### WORK INSTRUCTIONS
How many lines of the records hold the string "this"? Reply with the number alone.

═════ SUPPLIED MATERIAL ═════

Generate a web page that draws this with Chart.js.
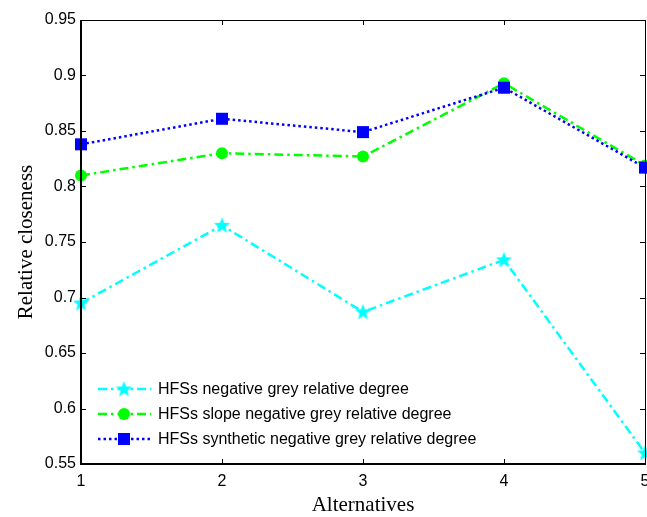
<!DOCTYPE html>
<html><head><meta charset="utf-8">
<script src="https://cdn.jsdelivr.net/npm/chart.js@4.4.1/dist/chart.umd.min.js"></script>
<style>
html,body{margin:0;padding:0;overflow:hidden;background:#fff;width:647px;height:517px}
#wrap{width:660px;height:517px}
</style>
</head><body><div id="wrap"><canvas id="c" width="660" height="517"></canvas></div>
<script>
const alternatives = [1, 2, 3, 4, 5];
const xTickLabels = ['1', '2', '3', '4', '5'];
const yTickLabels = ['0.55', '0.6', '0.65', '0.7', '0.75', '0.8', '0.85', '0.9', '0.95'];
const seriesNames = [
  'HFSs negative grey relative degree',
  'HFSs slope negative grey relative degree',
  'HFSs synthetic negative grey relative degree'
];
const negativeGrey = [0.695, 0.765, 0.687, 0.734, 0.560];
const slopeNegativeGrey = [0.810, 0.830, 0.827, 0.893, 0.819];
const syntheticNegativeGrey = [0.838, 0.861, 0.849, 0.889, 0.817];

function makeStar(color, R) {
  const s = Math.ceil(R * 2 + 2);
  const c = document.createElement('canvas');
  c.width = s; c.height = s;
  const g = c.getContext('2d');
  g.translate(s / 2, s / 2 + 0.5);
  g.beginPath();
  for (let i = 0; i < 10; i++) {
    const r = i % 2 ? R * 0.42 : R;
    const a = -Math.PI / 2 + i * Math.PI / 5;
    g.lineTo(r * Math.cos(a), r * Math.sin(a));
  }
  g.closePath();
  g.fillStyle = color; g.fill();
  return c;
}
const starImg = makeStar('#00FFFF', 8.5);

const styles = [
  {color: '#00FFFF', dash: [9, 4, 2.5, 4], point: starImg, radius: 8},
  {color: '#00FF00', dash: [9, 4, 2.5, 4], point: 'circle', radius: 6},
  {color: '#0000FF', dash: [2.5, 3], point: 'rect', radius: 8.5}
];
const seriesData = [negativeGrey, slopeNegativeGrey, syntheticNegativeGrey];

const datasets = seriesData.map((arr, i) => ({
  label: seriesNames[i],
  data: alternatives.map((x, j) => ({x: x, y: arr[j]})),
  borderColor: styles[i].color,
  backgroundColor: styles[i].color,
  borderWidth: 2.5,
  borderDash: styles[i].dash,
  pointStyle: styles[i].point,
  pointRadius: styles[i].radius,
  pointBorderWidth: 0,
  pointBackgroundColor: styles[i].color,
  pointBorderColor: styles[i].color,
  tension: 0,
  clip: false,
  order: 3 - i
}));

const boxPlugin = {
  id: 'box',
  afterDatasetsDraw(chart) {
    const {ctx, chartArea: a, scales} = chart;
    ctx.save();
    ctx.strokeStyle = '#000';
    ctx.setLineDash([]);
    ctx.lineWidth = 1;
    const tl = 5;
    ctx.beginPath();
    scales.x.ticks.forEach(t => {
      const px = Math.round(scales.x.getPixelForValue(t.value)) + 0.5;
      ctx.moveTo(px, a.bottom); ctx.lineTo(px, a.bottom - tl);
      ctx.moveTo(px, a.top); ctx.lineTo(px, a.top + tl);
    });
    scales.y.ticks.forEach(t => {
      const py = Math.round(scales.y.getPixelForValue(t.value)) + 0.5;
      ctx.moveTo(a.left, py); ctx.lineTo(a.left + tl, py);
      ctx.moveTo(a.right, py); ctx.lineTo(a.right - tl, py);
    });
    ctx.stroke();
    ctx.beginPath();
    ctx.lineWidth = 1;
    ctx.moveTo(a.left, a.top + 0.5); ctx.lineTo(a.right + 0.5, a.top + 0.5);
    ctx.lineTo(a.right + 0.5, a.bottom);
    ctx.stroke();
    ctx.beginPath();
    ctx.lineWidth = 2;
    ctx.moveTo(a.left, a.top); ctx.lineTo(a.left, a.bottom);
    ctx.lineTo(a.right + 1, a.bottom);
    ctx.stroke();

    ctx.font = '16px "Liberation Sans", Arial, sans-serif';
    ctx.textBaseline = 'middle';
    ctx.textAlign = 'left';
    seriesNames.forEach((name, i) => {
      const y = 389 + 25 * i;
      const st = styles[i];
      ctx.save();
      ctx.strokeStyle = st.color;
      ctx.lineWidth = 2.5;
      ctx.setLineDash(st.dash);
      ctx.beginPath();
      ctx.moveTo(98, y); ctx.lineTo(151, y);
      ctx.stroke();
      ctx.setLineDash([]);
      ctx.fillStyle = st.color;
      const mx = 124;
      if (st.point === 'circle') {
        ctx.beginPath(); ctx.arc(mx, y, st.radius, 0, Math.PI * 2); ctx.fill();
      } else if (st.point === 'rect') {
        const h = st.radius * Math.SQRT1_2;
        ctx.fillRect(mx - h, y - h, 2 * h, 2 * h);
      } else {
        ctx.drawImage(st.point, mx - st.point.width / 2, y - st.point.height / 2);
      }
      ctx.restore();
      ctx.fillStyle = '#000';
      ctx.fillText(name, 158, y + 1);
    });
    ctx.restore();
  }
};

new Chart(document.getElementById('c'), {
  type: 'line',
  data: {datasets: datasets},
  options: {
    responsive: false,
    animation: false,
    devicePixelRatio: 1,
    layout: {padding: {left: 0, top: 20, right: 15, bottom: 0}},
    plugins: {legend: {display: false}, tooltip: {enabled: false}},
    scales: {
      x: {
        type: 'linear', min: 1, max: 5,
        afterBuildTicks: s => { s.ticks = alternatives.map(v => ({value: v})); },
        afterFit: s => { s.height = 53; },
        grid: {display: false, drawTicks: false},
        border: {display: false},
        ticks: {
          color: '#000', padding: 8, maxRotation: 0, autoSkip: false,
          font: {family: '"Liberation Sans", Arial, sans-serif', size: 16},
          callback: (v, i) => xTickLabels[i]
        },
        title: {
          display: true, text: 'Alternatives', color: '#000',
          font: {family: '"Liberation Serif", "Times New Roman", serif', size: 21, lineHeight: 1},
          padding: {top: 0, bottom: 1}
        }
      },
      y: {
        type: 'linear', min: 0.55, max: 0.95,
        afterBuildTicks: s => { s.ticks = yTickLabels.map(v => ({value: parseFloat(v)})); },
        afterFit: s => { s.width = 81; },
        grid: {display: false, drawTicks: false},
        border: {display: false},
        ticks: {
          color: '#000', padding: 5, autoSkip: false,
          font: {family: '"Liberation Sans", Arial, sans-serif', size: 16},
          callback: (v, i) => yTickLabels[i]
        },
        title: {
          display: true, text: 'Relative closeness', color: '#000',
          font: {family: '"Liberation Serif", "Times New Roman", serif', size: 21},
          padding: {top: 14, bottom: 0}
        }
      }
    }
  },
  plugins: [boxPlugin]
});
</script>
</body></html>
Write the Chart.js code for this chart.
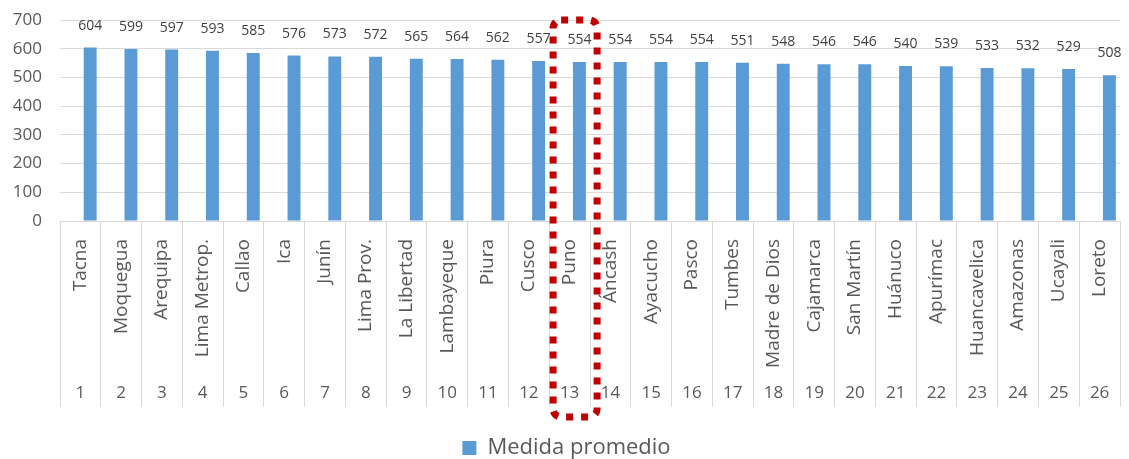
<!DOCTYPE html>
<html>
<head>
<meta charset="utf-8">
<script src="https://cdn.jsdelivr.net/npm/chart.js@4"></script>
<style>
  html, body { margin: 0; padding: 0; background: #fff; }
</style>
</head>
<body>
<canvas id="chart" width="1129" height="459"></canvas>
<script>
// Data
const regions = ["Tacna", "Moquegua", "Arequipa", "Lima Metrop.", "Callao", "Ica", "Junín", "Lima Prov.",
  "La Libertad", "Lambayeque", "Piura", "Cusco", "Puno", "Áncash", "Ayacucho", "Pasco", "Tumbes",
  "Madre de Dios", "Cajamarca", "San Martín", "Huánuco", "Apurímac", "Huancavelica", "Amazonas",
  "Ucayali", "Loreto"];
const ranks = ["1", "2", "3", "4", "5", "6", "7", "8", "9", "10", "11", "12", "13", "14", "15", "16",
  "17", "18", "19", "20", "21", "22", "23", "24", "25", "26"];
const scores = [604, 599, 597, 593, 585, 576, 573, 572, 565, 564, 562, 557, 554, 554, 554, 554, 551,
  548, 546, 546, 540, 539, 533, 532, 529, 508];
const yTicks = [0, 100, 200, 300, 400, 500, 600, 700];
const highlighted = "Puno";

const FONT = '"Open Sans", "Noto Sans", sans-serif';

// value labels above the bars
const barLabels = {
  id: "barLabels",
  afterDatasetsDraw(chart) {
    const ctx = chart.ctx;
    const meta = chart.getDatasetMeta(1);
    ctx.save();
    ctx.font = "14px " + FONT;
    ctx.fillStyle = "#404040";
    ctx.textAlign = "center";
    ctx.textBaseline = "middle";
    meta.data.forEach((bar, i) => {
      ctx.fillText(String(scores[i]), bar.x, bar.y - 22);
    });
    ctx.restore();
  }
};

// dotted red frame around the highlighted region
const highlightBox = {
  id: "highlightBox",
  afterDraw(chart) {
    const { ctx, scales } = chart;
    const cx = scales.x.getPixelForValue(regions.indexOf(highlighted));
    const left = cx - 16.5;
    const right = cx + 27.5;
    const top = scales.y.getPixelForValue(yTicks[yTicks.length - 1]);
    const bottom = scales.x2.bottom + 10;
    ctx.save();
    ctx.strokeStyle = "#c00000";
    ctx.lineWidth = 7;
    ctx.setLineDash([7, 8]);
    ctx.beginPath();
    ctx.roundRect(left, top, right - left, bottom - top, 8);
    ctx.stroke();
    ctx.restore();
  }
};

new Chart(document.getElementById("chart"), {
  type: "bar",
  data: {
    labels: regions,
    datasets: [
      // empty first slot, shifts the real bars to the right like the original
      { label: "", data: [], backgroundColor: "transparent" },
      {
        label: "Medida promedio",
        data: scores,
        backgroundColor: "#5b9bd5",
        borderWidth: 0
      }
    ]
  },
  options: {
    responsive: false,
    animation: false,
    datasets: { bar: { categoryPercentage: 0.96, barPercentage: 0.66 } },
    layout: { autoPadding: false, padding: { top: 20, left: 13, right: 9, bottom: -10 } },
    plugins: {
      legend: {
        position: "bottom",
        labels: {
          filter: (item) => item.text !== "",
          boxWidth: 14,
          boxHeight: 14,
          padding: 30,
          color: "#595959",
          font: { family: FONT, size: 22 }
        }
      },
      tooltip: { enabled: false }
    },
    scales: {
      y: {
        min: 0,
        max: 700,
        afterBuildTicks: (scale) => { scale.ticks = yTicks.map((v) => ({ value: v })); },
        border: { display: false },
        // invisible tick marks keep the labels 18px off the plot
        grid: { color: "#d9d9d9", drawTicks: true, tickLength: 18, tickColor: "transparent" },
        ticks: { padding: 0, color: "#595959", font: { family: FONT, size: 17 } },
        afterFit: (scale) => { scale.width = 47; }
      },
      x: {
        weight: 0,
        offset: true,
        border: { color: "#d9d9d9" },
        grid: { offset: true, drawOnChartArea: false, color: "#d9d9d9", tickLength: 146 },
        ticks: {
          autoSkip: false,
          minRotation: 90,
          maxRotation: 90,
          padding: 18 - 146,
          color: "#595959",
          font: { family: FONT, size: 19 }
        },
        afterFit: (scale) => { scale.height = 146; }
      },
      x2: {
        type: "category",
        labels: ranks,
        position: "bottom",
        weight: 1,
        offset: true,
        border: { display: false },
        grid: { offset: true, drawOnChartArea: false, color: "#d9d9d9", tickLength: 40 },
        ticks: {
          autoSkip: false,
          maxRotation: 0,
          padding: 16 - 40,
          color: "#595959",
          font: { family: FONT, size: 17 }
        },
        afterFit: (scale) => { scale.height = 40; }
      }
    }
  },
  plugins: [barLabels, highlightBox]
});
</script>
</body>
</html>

═════

### ANSWER FOR THE TASK
2